Serigne Mboup Ccbm : «Le Sénégal perd un valeureux fils»
 
Le patron de Ccbm, Serigne Mboup, s’est inscrit dans cette dynamique. «C’est avec une profonde tristesse que j’ai appris, de l’étranger où je me trouve, le décès de Ameth Amar, une des figures dynamiques du secteur privé national. Avec son décès, le Sénégal vient de perdre un de ses valeureux fils qui s’est toujours investi avec foi et conviction pour la communauté mouride à laquelle il appartenait, mais aussi pour le renforcement et le rayonnement du secteur privé national», confie le président de la Chambre de commerce de Kaolack, qui s’est dit peiné et attristé par la mort de ce géant de l’industrie. «Avec la disparition de notre frère, notre ami et compagnon de route Ameth Amar, nous avons perdu un grand capitaine d'industrie, un bâtisseur de rêves et d'espérances, mais aussi de belles et solides structures qui font la fierté du secteur privé national», fait d’emblée remarquer Babacar Ngom, président du Club des investisseurs du Sénégal et patron de la Sedima.
 
Babacar Ngom : «la modestie et l’humilité, ça aussi, c’était du Ameth Amar»
 
A l’en croire, avec la disparition de Ameth Amar, «c'est un valeureux champion qui vient de s'éteindre. Mais nous savons que jamais ne s'éteindra cette flamme qui brillait en lui et qui lui a donné la force de réaliser ce qu'il a réalisé, sans tambour ni trompette, dans la modestie, et je dirai même dans l'effacement. La modestie et l'humilité, ça aussi, c'était du Ameth Amar», relève-t-il, avant d’ajouter : «ses rêves, sa foi, son courage, sa ténacité, sa vivacité d'esprit et son sens élevé du patriotisme ont contribué à donner des ailes au secteur privé» qui était, pour lui et pour nous tous, nous ses compagnons, la voie royale pour l'émergence et la dignité recouvrée de notre économie nationale, sous-régionale et continentale.
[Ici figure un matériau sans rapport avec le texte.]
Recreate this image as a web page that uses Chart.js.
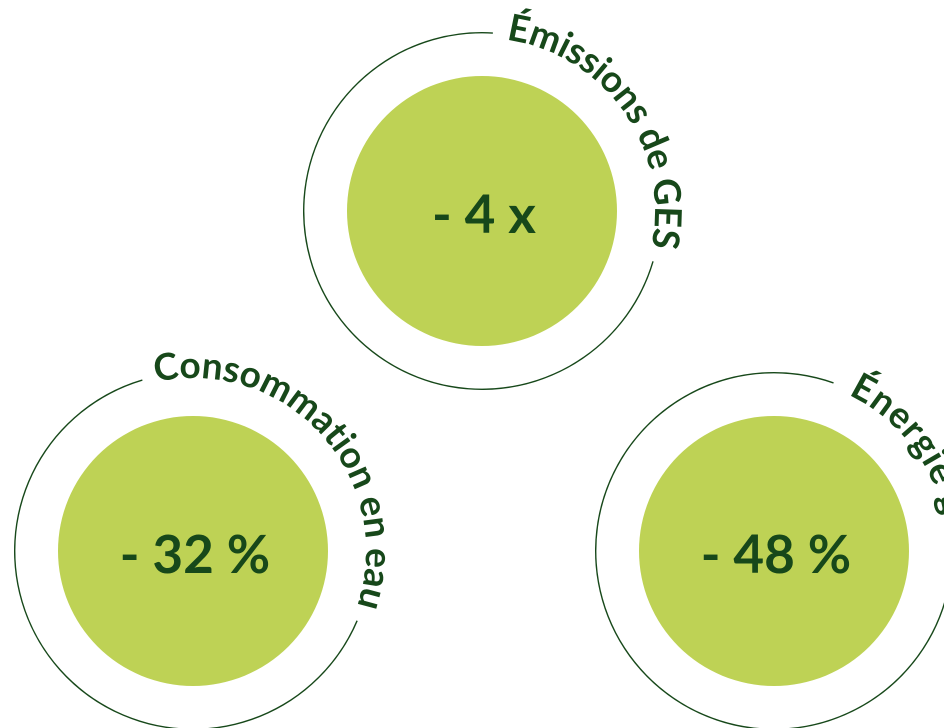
<!DOCTYPE html>
<html><head><meta charset="utf-8">
<script src="https://cdn.jsdelivr.net/npm/chart.js@4.4.1/dist/chart.umd.min.js"></script>
<style>
html,body{margin:0;padding:0;background:#ffffff;}
body{width:944px;height:728px;overflow:hidden;position:relative;}
canvas{position:absolute;}
</style></head><body>
<canvas id="c0" width="440" height="440" style="left:262px;top:-9px"></canvas>
<canvas id="c1" width="440" height="440" style="left:-27px;top:331px"></canvas>
<canvas id="c2" width="440" height="440" style="left:554px;top:331px"></canvas>
<script>
// ---- data ----
const categories = ["Émissions de GES", "Consommation en eau", "Énergie grise"];
const values = [-4, -32, -48];
const units = ["x", "%", "%"];

// ---- layout / style (not data) ----
const DARK = '#17481a';
const GREEN = '#bed255';
const layout = [
  {gapStart: -86.5, gapEnd: 16.4, textStart: -82, textEnd: 12, valueWeight: 700},
  {gapStart: -106.5, gapEnd: 23, textStart: -102.5, textEnd: 18.5, valueWeight: 700},
  {gapStart: -70.5, gapEnd: 16, textStart: -64.6, spacing: 0.8, valueWeight: 700}
];
const RING_W = 1.4, SPACER_W = 42.6, FILL_W = 135;
const TEXT_FONT = 'bold 37px Lato';
const TEXT_R_OFFSET = 6; // baseline inside the ring

function fmt(v, u) { return '- ' + Math.abs(v) + ' ' + u; }

const ringText = {
  id: 'ringText',
  afterDatasetsDraw(chart, args, opts) {
    const i = opts.idx;
    const L = layout[i];
    const ctx = chart.ctx;
    const ringArc = chart.getDatasetMeta(0).data[0];
    const fillArc = chart.getDatasetMeta(2).data[0];
    const cx = fillArc.x, cy = fillArc.y;
    const r = ringArc.outerRadius - TEXT_R_OFFSET;
    ctx.save();
    // center value
    ctx.fillStyle = DARK;
    ctx.font = L.valueWeight + ' 53px Lato';
    ctx.textAlign = 'center';
    ctx.textBaseline = 'alphabetic';
    ctx.fillText(fmt(values[i], units[i]), cx + 2, cy + 22);
    // curved label
    ctx.font = TEXT_FONT;
    const chars = Array.from(categories[i]);
    const widths = chars.map(c => ctx.measureText(c).width);
    const natural = widths.reduce((a, b) => a + b, 0);
    const a0 = L.textStart * Math.PI / 180;
    let sp;
    if (L.textEnd !== undefined) {
      const avail = (L.textEnd - L.textStart) * Math.PI / 180 * r;
      sp = (avail - natural) / (chars.length - 1);
    } else sp = L.spacing;
    let s = 0;
    ctx.textAlign = 'center';
    chars.forEach((c, k) => {
      const th = a0 + (s + widths[k] / 2) / r;
      ctx.save();
      ctx.translate(cx + r * Math.cos(th), cy + r * Math.sin(th));
      ctx.rotate(th + Math.PI / 2);
      ctx.fillText(c, 0, 0);
      ctx.restore();
      s += widths[k] + sp;
    });
    ctx.restore();
  }
};

categories.forEach((cat, i) => {
  const L = layout[i];
  const gap = L.gapEnd - L.gapStart;
  new Chart(document.getElementById('c' + i), {
    type: 'pie',
    data: {
      labels: [cat],
      datasets: [
        {data: [gap, 360 - gap], backgroundColor: ['rgba(0,0,0,0)', DARK], weight: RING_W, rotation: L.gapStart + 90, borderWidth: 0},
        {data: [1], backgroundColor: ['rgba(0,0,0,0)'], weight: SPACER_W, borderWidth: 0},
        {data: [Math.abs(values[i])], backgroundColor: [GREEN], weight: FILL_W, borderWidth: 0}
      ]
    },
    options: {
      responsive: false,
      animation: false,
      devicePixelRatio: 2,
      hoverOffset: 0,
      layout: {padding: 41},
      events: [],
      plugins: {legend: {display: false}, tooltip: {enabled: false}, ringText: {idx: i}}
    },
    plugins: [ringText]
  });
});
</script>
</body></html>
Sa vie, pour brève qu'elle fût, n'en a pas moins été riche et fondamentalement utile. C'est un chemin qu'il a tracé, c'est une voie qu'il a montrée, c'est une semence d'une puissante vitalité qu'il nous a laissée», indique Babacar Ngom.
 
Il avait donné 5 millions pour évacuer un étudiant gravement malade
 
Avec la disparition du patron de Nma Sanders, c’est l’Université Cheikh Anta Diop de Dakar qui perd un mécène, un bienfaiteur, qui a toujours contribué à alléger la souffrance des étudiants. Ainsi, ces actes de haute portée sociale à l’endroit de l’Ucad ont été salués par le recteur de l’université, le professeur Ibrahima Thioub. «C’est quelqu’un qui a travaillé avec l’université, qui a exprimé un amour profond de l’enseignement supérieur. Il était membre du Conseil d’administration de la Fondation Ucad et était présent à toutes nos réunions en dépit de son agenda très chargé», indique M. Thioub, qui révèle que le défunt contribuait massivement à résoudre les problèmes d’enseignement, de recherche et de résolution de conflits et d’anticipation sur les conflits. Il en veut pour preuve les cinq millions récemment décaissés par Ameth Amar pour financer l’évacuation d’un étudiant malade à l’étranger. Même si, par la suite, l’étudiant n’a malheureusement pas survécu. Outre cette action sociale, Ameth Amar, révèle M. Thioub, a offert un bus à l’Ucad, avec une contribution de 10 millions de francs Cfa pour les étudiants handicapés physiques de l’université pour leur transport. «C’est cet homme qui nous a quittés. L’université est en pleurs parce que nous sommes sûrs que cet homme est irremplaçable», renchérit le professeur Thioub, qui n’a pas manqué de formuler de prières pour le défunt.